The other day, I got halfway into using the phrase “in fine fiddle” before cutting myself off. “Wait, fine … ‘fettle?’ What’s the right phrase? I feel like it’s ‘fettle.’ But what is a fettle?”
This sort of thing happens all the time in English, which I am not the first native speaker to observe must be a complete nightmare to learn as a second language. Here’s the confusing situation: “Fettle” is what’s called a fossil word — an English word that’s barely used except in a specific idiom. It once was known to English speakers as a word for status or condition. I probably thought the word was “fiddle” because the wires in the cliche lobe of my brain crossed with the place where I store “fit as a fiddle.” Fossil words are interesting because they can only be learned by rote, and people who otherwise successfully feel their way into using idiomatic and stylish conversational English will fail when they try to fake it through these weird spots. I regularly read otherwise-literate writers who, perfectly defensibly, say they’re “chomping at the bit” to do something they are eager and excited to do. The phrase is “champing at the bit,” but the verb “to champ” is another fossil whose proper usage is only really preserved in this one stock phrase.

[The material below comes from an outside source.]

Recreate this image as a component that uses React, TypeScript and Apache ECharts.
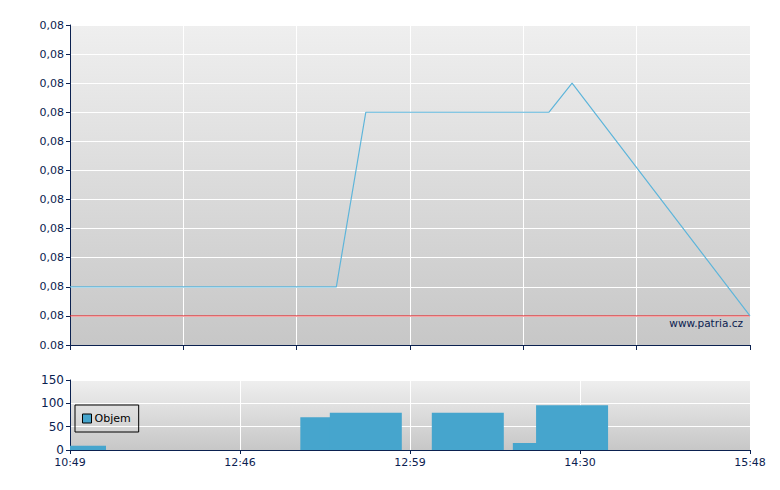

A more complex case: “gantlet.” Certain fussier style guides insist the idiom is, properly, “run the gantlet,” not “gauntlet.” Gantlet comes from a disused term for “lane,” and running it was a form of punishment in which people were beaten by rows of stick-wielding soldiers on either side — whereas “gauntlet” refers to a suit of armor’s glove. Knights challenging other knights would “throw down the gauntlet,” and others would accept the challenge by taking it up. Today, some publishers still insist on “run the gantlet,” but “run the gauntlet” has become acceptable through centuries of more common usage. Arguably both “gantlet” and “gauntlet” are fossil words, existing mainly within these phrases. Although in a sort of linguistic Jurassic Park situation of technology bringing life back from a fossil, the literal meaning of the lone word “gauntlet” is probably becoming better-known to players of fantasy video games in which characters wear armor.
This brings me to one of the most egregious pieces of moralistic word-policing I have ever encountered. According to Scientific American, “The popular term ‘quantum supremacy,’ which refers to quantum computers outperforming classical ones, has inescapable racist overtones.” The thrust is that the word “supremacy” is effectively a fossil word, as it only, or primarily, exists in the phrase “white supremacy.”

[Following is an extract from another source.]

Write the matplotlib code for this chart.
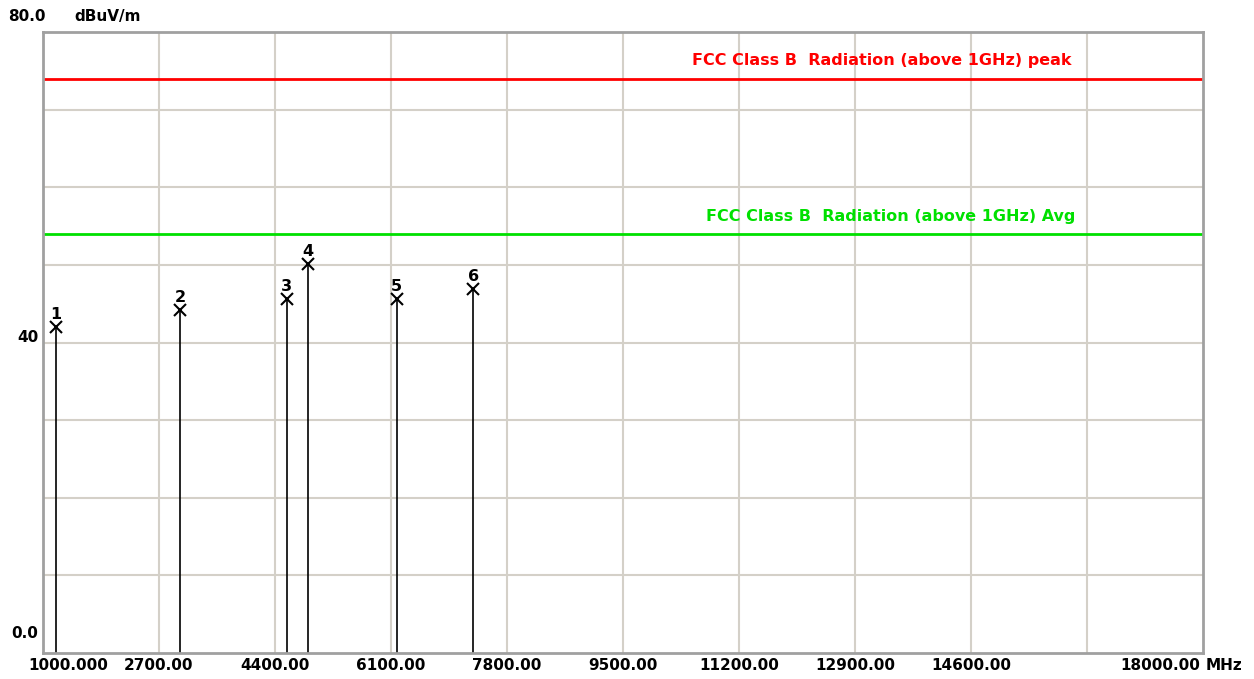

Per Scientific American: “The word supremacy — having ‘more power, authority or status than anyone else’ — is closely linked to ‘white supremacy.’ This isn’t supposition; it’s fact. The Corpus of Contemporary American English finds ‘white supremacy’ is 15 times more frequent than the next most commonly used two-word phrase, ‘judicial supremacy.’” The main problem with this argument is that, besides the fact that “white supremacy” is one of many phrases in which “supremacy” appears, “supremacy” is not a word that only appears in idiomatic phrases. It’s a standard, non-archaic word all its own.

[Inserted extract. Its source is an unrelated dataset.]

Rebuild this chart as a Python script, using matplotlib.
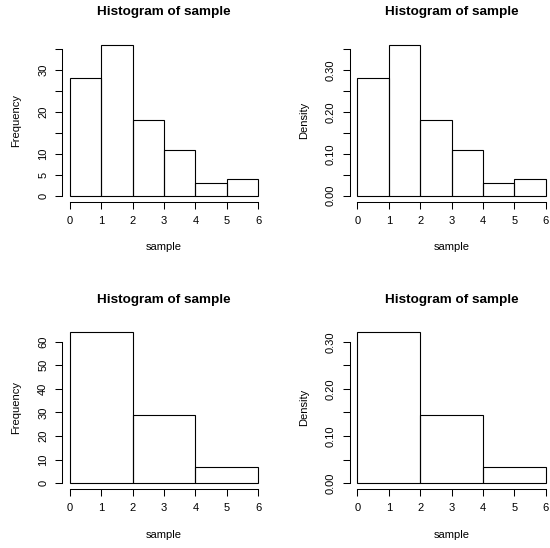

Perhaps the authors don’t know the brand Supreme, the idea of naval supremacy, the supreme allied commander of NATO, the supremacy clause of the Constitution, or Taco Bell’s Taco Supreme. What does Diana Ross think of this, anyway?
Out of this ignorance, the authors suggest using “quantum primacy” to redress the imagined evil. Primacy, though? Don’t they know they are associating physics models with the sexually coercive immoral historical practice of prima nocta?